When working on sales efforts, the focus is usually on getting new leads, which will hopefully convert and build your business. There are plenty of ways to generate new leads: performance marketing, cold emails, introductions to new people and more.

While these are all valid ways of generating leads, some of them might work wonders for one company, but might not necessarily work for others. It’s definitely worthwhile to try every single method and then decide which to focus on.

I’d like to discuss what I think should be done before cold calling and spending money on performance marketing. I’m sharing these insights because these proved to be useful for me at Veed.me on a regular basis.


I’d like to talk about what’s close to ~100% success rate and that’s reaching out to people you already connected with, from different points of your life and career.

So here goes…

That friend from high school

There are claims that an average person meets 75,000 people in a lifetime. But for our purposes, let’s just think about the people we became friends with five years ago when we both did unrelated things to what we do today.

Looking at old friends’ LinkedIn profiles can actually prove to be very effective in finding relevant contacts. And guess what — you’re already connected so they’d probably be more open to helping you than random strangers. It’s ~100% that they will respond if you reach out.

Main tip —
On LinkedIn’s main page, look at the top right for the news cards about connections who just got a new job/role. In no time you’ll find out that one of your acquaintances now holds a relevant position at a relevant company.

Facebook is Safe For Work

Here’s a little experiment; go to Facebook.

See that little search bar at the top?

Type My friends who work at Google

It is likely that you’ll get some results, showing you friends of yours that work at that organization. The cool thing is — that you might’ve found out that a friend you haven’t been in touch with is now working there. Even if the experiment didn’t work, you get the point, and if you try a few other companies, you’ll see what I mean.

Facebook is an amazing tool to find relevant people for your business, including some that wouldn’t instantly jump to mind.

Facebook search is a really a powerful feature that has so much more to it than just looking up a name.

You don’t follow up on meetings

Let’s face it, we like meetings more than we like to follow up on them. We’re asking for precious intros and are thrilled about the great potential these have. We put a lot of effort into these meetings, we spend time on decks, design, taxis, coffee(s) and so on.

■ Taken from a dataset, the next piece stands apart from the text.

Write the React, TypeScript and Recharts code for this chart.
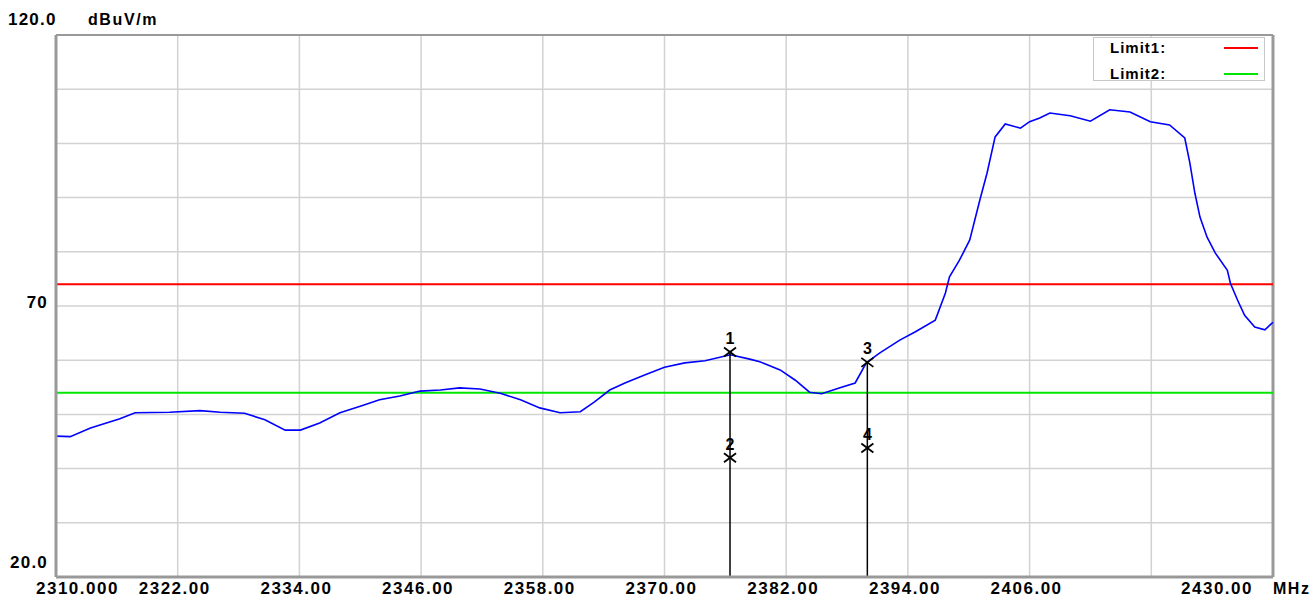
import {
  LineChart, Line, XAxis, YAxis, CartesianGrid, ReferenceLine, ReferenceDot,
} from "recharts";

const freqs = [
  2310.0, 2311.4, 2313.4, 2316.3, 2317.8, 2321.2, 2324.2, 2326.2, 2328.6, 2330.6,
  2332.6, 2334.1, 2336.0, 2338.0, 2340.0, 2341.9, 2343.9, 2345.9, 2347.9, 2349.8,
  2351.8, 2353.8, 2355.8, 2357.7, 2359.7, 2361.7, 2363.1, 2364.6, 2366.1, 2368.1,
  2370.0, 2372.0, 2374.0, 2376.5, 2378.4, 2379.4, 2381.4, 2382.9, 2384.3, 2385.5,
  2387.3, 2388.8, 2389.9, 2391.2, 2393.2, 2394.7, 2396.7, 2397.7, 2398.1, 2399.1,
  2400.1, 2401.1, 2401.8, 2402.6, 2403.6, 2405.1, 2406.0, 2407.0, 2408.0, 2410.0,
  2412.0, 2413.9, 2415.9, 2417.9, 2419.8, 2421.3, 2421.8, 2422.3, 2422.8, 2423.5,
  2424.3, 2425.5, 2425.8, 2426.5, 2427.2, 2428.2, 2429.2, 2430.0,
];

const levels = [
  46.0, 45.9, 47.5, 49.2, 50.3, 50.4, 50.7, 50.4, 50.2, 49.0,
  47.1, 47.1, 48.4, 50.3, 51.5, 52.7, 53.4, 54.3, 54.5, 54.9,
  54.7, 53.9, 52.7, 51.2, 50.3, 50.5, 52.3, 54.5, 55.8, 57.3,
  58.7, 59.5, 59.9, 61.0, 60.2, 59.7, 58.2, 56.3, 54.1, 53.8,
  54.9, 55.8, 59.5, 61.3, 63.7, 65.2, 67.4, 72.4, 75.4, 78.5,
  82.2, 89.6, 94.5, 101.2, 103.6, 102.8, 104.0, 104.7, 105.6, 105.1,
  104.1, 106.2, 105.8, 104.0, 103.4, 101.0, 96.4, 90.8, 86.4, 82.7,
  79.8, 76.6, 74.2, 71.1, 68.3, 66.1, 65.6, 67.0,
];

const xTicks = [2310, 2322, 2334, 2346, 2358, 2370, 2382, 2394, 2406, 2418, 2430];
const xLabels = ["2310.000", "2322.00", "2334.00", "2346.00", "2358.00", "2370.00", "2382.00", "2394.00", "2406.00", "", "2430.00"];
const yTicks = [20, 30, 40, 50, 60, 70, 80, 90, 100, 110, 120];
const yLabels: Record<number, string> = { 20: "20.0", 70: "70", 120: "120.0" };

const limits = [
  { name: "Limit1:", value: 74, color: "#ff0000" },
  { name: "Limit2:", value: 54, color: "#00e600" },
];

const markers = [
  { id: "1", freq: 2376.46, level: 61.5 },
  { id: "2", freq: 2376.46, level: 42.0 },
  { id: "3", freq: 2390.0, level: 59.6 },
  { id: "4", freq: 2390.0, level: 43.8 },
];

const data = freqs.map((f, i) => ({ freq: f, level: levels[i] }));

const font = "'Liberation Sans', Arial, sans-serif";

function XTick({ x, y, payload }: any) {
  const i = xTicks.indexOf(payload.value);
  const label = xLabels[i];
  if (!label) return null;
  let anchor = "middle";
  let dx = -3;
  if (i === 0) { anchor = "start"; dx = -20; }
  if (i === xTicks.length - 1) { anchor = "end"; dx = -20; }
  return (
    <g>
      <text x={x + dx} y={y + 17} textAnchor={anchor} fontFamily={font} fontWeight="bold"
        fontSize={17} letterSpacing={1.5} fill="#000">{label}</text>
      {i === xTicks.length - 1 && (
        <text x={x} y={y + 17} textAnchor="start" fontFamily={font} fontWeight="bold"
          fontSize={16} letterSpacing={1.5} fill="#000">MHz</text>
      )}
    </g>
  );
}

function YTick({ x, y, payload }: any) {
  const label = yLabels[payload.value];
  if (!label) return null;
  if (payload.value === 120) {
    return (
      <g fontFamily={font} fontWeight="bold" fontSize={17} letterSpacing={1.2} fill="#000">
        <text x={x - 48} y={y - 10}>{label}</text>
        <text x={x + 32} y={y - 10} fontSize={16} letterSpacing={1.6}>dBuV/m</text>
      </g>
    );
  }
  const dy = payload.value === 20 ? -9 : 2;
  return (
    <text x={x - 8} y={y + dy} textAnchor="end" fontFamily={font} fontWeight="bold"
      fontSize={17} letterSpacing={1.2} fill="#000">{label}</text>
  );
}

function MarkerShape({ cx, cy, id }: any) {
  return (
    <g>
      <line x1={cx - 6} y1={cy - 4.5} x2={cx + 6} y2={cy + 4.5} stroke="#000" strokeWidth={1.8} />
      <line x1={cx - 6} y1={cy + 4.5} x2={cx + 6} y2={cy - 4.5} stroke="#000" strokeWidth={1.8} />
      <text x={cx} y={cy - 8} textAnchor="middle" fontFamily={font} fontWeight="bold"
        fontSize={16} fill="#000">{id}</text>
    </g>
  );
}

export default function App() {
  return (
    <div style={{ position: "absolute", left: 0, top: 0, width: 1314, height: 599, background: "#fff" }}>
      <LineChart width={1314} height={599} data={data}
        margin={{ top: 35, right: 41, left: 0, bottom: 0 }}>
        <CartesianGrid stroke="#d2d2d2" strokeWidth={1.5} />
        <XAxis dataKey="freq" type="number" domain={[2310, 2430]} ticks={xTicks}
          height={22} tickSize={0} tickMargin={0} tickLine={false}
          axisLine={{ stroke: "#999", strokeWidth: 3 }} tick={<XTick />} interval={0} />
        <YAxis type="number" domain={[20, 120]} ticks={yTicks} width={56}
          tickSize={0} tickMargin={0} tickLine={false}
          axisLine={{ stroke: "#999", strokeWidth: 3 }} tick={<YTick />} interval={0} />
        <ReferenceLine y={120} stroke="#999" strokeWidth={2} />
        <ReferenceLine x={2430} stroke="#999" strokeWidth={3} />
        {limits.map((l) => (
          <ReferenceLine key={l.name} y={l.value} stroke={l.color} strokeWidth={2} />
        ))}
        <Line type="linear" dataKey="level" stroke="#0000ff" strokeWidth={1.6}
          dot={false} isAnimationActive={false} />
        {markers.filter((m) => m.id === "1" || m.id === "3").map((m) => (
          <ReferenceLine key={"seg" + m.id} segment={[{ x: m.freq, y: m.level }, { x: m.freq, y: 20 }]}
            stroke="#000" strokeWidth={1.5} />
        ))}
        {markers.map((m) => (
          <ReferenceDot key={m.id} x={m.freq} y={m.level} r={6}
            shape={(p: any) => <MarkerShape {...p} id={m.id} />} />
        ))}
      </LineChart>
      <div style={{
        position: "absolute", left: 1093, top: 37, width: 170, height: 42,
        border: "1px solid #c8c8c8", background: "#fff", fontFamily: font,
        fontWeight: "bold", fontSize: 15, letterSpacing: 1,
      }}>
        {limits.map((l, i) => (
          <div key={l.name} style={{ position: "absolute", left: 16, top: i === 0 ? 1 : 27, lineHeight: "18px" }}>
            {l.name}
            <div style={{ position: "absolute", left: 114, top: 8, width: 34, height: 2, background: l.color }} />
          </div>
        ))}
      </div>
    </div>
  );
}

And it’s fun. Meetings are fun. It lets you leave the office and breath some fresh air, it gets us visit the nicest offices around (sometimes) and honestly — having meetings in our calendar makes us feel efficient in our job.

Nothing is being closed on a first meeting, and the follow-up becomes the next to-do item on our list and it is very often the following up that we push it for later.

There are endless excuses for why we push it for later but at the end of the day — People hate follow-ups.

I’m not here to suggest tools for lead management, I’d just like to make a point — we should F****** follow up!

Or not take meetings.

Irrelevant in the past → Relevant now?

There are 3 responses from a lead:
I’m interested, Maybe Later and – I’m not interested.

So, I’d like to talk about the not interested. Why is that? Because we’re in the startup world, and if you have a startup — you pivot. And if you pivot — those who were not interested might be interested now.

Here’s an example of how I reached out to one of the big companies I met over a year ago. We’ve since changed out target persona and now they are finally a fit for us. It wasn’t a cold email because we met in the past and even had a good connection. It just didn’t work out. But guess what — now it does and it’s worth a lot of $$$.

It’s not about contacting all your “not interested “leads, but focusing on the ones who you really wanted as clients, and wish they were interested. These are the ones who are worth another go.

Bottom Line

I believe that we all have plenty of people in our network that are willing to buy what we’re trying to sell.

I believe that recycling leads is one of the first things we have to do when trying to sell our new product/service and before we start cold calling and begging for intros.